Was zunächst nach einem übersichtlichen,  wenig spektakulären Versuch klingt, alte Trickcharaktere aus der Versenkung zu holen – man denke an jüngere unsägliche Versuche wie Tom & Jerry, Space Jam 2 und Scooby-Doo –, entpuppt sich als Meisterwerk der Metaebene. Ein intelligentes Feuerwerk an Gags und Ideen, die quasi im Sekundentakt abgefeuert werden und einen fulminanten Zitatenzauber ergeben.

Ähnlich wie Roger Rabbit leben Chip und Chap in der realen Welt von Hollywood, genau wie alle anderen Animationswesen, seien sie nun computergeneriert, handgezeichnet, Knetfiguren oder ähnliches mehr. Diese Welt wurde von Regisseur Akiva Shaffer und den Autoren Dan Gregor und Doug Mand so konsequent zu Ende gedacht und dann in Szene gesetzt, dass es einem angesichts der unzähligen kreativen Einfälle den Atem verschlägt. Die Geschichte, eine Art Neo-Noir-Film, führt zu den dunklen Seiten von Los Angeles, wo viel Geld mit illegalen Nachahmungsfilmen verdient wird, wo ehemalige Charaktere zu kriminellen Gangsterchefs mutieren und ein aufregungsarmes, bürgerliches Leben als Nonplusultra gilt.

Leben in der Misch-Welt

Aber das alles, die komplette erzählerische Seite, wird eigentlich nur als Vorwand genommen, um die moderne Misch-Welt in den Vordergrund zu rücken. Darin gibt es die eitle Vorstellung, dass computergenerierte Figuren besser funktionieren als handgezeichnete Charaktere, weshalb Chap sich einer Schönheitsoperation unterzogen hat, während Chip eher konservativ flach in 2D bleibt. Neben dem Valley in Los Angeles existiert auch das Uncanny Valley („Uncanny“ benennt in der Animation mehr oder weniger missglückte Trickfiguren), wo die Protagonisten auf frühe, schlichte Computerspiel-Figuren oder in einer besonders verruchten Seitenstraße auf die „Cats“-Darsteller treffen. Und es finden Film-Conventions statt, die nicht nur ein sehr spezielles Publikum anlocken, sondern auch Figuren helfen, die es nicht so gut getroffen haben. Man schlägt sich so durch, mehr schlecht als recht, ob man nun Lumière aus Disneys „Die Schöne und das Biest“ ist oder Peter Pan.

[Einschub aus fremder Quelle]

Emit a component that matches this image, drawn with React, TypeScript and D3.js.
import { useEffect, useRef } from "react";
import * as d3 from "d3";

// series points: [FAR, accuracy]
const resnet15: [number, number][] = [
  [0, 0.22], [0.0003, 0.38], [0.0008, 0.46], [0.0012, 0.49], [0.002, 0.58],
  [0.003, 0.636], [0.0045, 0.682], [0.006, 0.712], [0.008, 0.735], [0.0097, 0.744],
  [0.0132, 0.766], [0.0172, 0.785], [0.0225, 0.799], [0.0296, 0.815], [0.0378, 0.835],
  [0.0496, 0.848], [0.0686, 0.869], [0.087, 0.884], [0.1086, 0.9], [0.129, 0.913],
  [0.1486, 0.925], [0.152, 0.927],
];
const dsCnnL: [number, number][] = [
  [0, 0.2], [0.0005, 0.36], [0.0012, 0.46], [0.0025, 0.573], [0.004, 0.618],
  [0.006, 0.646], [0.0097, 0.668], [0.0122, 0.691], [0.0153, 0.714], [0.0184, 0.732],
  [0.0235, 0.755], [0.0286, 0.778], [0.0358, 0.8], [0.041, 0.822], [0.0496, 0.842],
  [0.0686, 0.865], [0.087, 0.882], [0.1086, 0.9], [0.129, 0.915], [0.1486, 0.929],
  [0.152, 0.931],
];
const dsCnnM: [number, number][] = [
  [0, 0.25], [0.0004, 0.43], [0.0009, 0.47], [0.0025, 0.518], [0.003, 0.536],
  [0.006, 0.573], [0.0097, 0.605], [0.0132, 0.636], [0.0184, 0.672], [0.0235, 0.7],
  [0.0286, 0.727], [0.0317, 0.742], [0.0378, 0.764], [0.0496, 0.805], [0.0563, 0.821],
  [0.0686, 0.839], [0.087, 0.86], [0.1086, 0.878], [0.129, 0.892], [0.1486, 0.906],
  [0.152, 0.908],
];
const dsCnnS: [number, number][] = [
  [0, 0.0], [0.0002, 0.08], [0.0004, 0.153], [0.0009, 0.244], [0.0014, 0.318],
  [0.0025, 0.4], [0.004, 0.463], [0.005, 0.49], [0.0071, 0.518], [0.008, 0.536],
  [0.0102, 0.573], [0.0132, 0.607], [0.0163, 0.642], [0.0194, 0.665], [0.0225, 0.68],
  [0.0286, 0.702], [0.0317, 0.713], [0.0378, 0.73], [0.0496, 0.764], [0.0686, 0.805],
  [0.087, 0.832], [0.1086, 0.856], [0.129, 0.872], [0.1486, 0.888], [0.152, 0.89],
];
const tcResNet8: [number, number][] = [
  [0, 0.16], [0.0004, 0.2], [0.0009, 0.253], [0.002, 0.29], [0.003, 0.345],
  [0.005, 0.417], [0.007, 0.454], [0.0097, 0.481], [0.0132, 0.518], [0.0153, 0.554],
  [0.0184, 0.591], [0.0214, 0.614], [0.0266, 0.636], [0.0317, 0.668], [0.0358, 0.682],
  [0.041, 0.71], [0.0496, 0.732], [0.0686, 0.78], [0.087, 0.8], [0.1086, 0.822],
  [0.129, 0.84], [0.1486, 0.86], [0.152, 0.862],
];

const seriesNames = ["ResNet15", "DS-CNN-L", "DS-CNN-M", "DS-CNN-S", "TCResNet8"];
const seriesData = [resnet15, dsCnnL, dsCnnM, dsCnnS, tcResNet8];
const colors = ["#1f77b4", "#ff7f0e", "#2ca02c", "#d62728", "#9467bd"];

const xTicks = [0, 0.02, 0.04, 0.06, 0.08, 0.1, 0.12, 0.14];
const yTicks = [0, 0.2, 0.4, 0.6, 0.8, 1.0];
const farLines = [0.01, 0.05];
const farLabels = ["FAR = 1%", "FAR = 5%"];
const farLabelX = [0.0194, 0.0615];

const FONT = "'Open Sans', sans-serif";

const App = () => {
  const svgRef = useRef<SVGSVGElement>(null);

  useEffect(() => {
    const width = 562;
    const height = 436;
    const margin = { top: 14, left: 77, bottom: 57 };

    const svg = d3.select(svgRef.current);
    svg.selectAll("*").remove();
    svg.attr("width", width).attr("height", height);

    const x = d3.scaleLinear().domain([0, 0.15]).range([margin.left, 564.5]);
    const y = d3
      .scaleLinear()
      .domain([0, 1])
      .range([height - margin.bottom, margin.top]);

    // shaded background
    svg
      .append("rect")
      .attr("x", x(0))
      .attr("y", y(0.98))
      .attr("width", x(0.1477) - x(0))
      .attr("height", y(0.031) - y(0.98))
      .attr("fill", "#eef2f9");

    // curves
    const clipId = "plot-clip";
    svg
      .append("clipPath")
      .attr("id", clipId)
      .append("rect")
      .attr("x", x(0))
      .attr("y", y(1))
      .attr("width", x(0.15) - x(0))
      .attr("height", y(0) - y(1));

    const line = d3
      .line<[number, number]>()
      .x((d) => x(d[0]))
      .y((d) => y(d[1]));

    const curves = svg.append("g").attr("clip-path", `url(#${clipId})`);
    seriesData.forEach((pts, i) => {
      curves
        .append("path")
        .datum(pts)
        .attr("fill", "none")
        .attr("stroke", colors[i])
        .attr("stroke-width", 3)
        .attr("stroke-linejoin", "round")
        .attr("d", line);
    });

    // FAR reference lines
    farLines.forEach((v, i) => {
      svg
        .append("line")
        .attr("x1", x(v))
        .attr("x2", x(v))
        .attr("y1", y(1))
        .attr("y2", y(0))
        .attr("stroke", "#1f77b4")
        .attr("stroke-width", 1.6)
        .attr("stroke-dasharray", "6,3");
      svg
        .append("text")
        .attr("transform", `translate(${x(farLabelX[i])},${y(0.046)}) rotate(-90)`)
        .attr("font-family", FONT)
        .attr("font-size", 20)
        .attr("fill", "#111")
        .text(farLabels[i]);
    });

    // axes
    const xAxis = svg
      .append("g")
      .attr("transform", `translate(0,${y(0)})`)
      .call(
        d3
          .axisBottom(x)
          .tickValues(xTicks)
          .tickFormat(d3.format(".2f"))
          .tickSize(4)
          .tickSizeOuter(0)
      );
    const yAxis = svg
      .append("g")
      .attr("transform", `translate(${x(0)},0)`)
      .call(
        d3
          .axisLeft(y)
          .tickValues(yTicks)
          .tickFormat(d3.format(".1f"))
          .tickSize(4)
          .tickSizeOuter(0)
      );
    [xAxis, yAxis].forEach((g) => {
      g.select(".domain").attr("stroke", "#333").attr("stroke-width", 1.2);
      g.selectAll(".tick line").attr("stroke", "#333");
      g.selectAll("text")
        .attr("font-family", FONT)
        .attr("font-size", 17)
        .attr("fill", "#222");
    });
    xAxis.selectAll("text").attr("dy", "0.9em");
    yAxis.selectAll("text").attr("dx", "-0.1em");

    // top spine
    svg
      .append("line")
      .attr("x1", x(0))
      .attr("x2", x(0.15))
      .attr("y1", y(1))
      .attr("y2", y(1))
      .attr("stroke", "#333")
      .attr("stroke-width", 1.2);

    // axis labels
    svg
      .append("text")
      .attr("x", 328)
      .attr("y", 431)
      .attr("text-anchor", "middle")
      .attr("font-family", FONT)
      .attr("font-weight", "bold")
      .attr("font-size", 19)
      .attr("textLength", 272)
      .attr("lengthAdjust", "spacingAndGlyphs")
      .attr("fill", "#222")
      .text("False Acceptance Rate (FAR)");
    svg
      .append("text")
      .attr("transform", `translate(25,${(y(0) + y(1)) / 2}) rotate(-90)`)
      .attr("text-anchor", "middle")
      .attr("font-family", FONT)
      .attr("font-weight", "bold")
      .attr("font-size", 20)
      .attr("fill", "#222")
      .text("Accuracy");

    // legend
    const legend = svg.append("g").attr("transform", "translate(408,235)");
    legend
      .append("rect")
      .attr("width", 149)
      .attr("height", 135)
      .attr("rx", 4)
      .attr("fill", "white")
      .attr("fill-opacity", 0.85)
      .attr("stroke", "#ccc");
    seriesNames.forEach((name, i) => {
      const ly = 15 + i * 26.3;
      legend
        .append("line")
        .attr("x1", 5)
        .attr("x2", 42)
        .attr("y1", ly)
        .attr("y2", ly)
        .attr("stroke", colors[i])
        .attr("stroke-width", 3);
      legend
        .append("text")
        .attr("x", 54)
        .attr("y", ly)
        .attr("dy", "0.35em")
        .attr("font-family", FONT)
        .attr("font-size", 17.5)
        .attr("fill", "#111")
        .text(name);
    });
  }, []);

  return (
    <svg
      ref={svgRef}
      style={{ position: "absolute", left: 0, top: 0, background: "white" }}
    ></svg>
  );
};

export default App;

Das dankbarste Publikum von „Chip und Chap“ sind letztlich alle jene, die Animationsfilme lieben und verehren. Denn das Team um Regisseur Shaffer, der seine Ursprünge bei der legendären US-amerikanischen Unterhaltungsshow „Saturday Night Live“ hat, nimmt jedenfalls keine Rücksicht auf eventuelle Unkenntnis. Für ihn zählen die Gags und all das, was sich in ein Bild hineinpacken lässt, je mehr, desto besser. Die so entstandene bunte, multikulturelle, multimediale Welt hat auch eine angenehm unaufdringliche Botschaft. Schade nur, dass man das alles nicht auf der Leinwand bewundern darf. Der Streaminganbieter Disney+ kann sich indes glücklich schätzen, dieses Juwel in seinem Repertoire zu haben.